Italy, US and Iceland: three places far from one another, three completely different sounds, linked, however, by one element in common: a search. A search for archaic, secret melodies, created at the heart of the pulsating lives of communities which have been able to preserve the sounds of their own past. If Sigur Rós bring together the boundless energy and devastating melancholia of their country’s untouched nature, the Pyoor Collective recapture the vitality and the anger of the music of the Navajo, rooted out of their native land, while Gragnaniello ventures into the bowels of the Neapolitan tradition, renewing it and celebrating its potential to move.

But another common passion guided these three groups at the Venice Days, that for images. While having chosen different means, they all chose to attribute their own music to the big screen, giving shape to three documentaries whose stylistic cypher is that of showing the music’s authors in the midst of their own creative exploration; unusual backstage shows, these works show the audience on the one hand the reasoning, the meetings and the inspirations behind certain sounds, and on the other hand their enthusiastic celebration.

The Venice Days hosted another work which stands out for the strong marriage of sound and vision in their Official Selection: Cafè de flore, by Jean-Marc Vallée.
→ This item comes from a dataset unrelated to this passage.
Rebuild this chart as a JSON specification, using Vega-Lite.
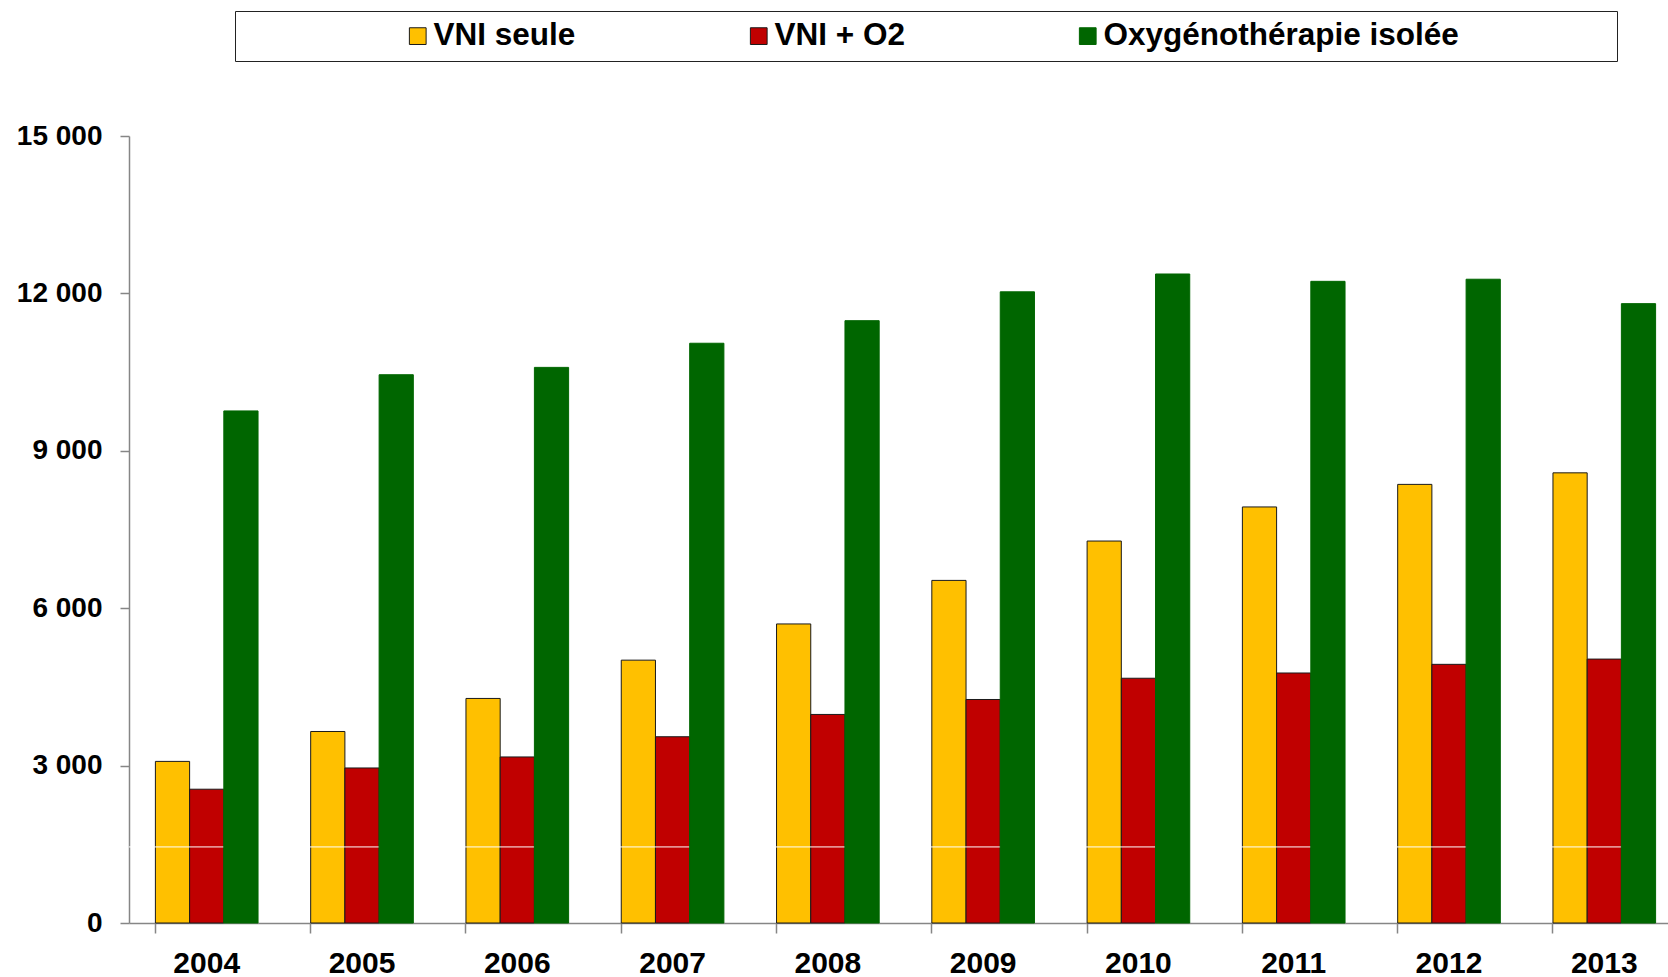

Through the music of, incidentally, Sigur Rós, as well as Pink Floyd, Nin and The Cure, Vallée loaded the film’s images with emotional colour, at the same time redefining, through his own stills, the contours of the picture-like images produced by sound. A virtuous and fertile circle, in sum, a promiscuity of languages that the Venice Days have supported and promoted, lending it an evocative open air space, embraced by the sea, enveloped by the sky and surrounded by the stars who treaded the red carpet of the Venice Days and of this 68th Venice International Film Festival.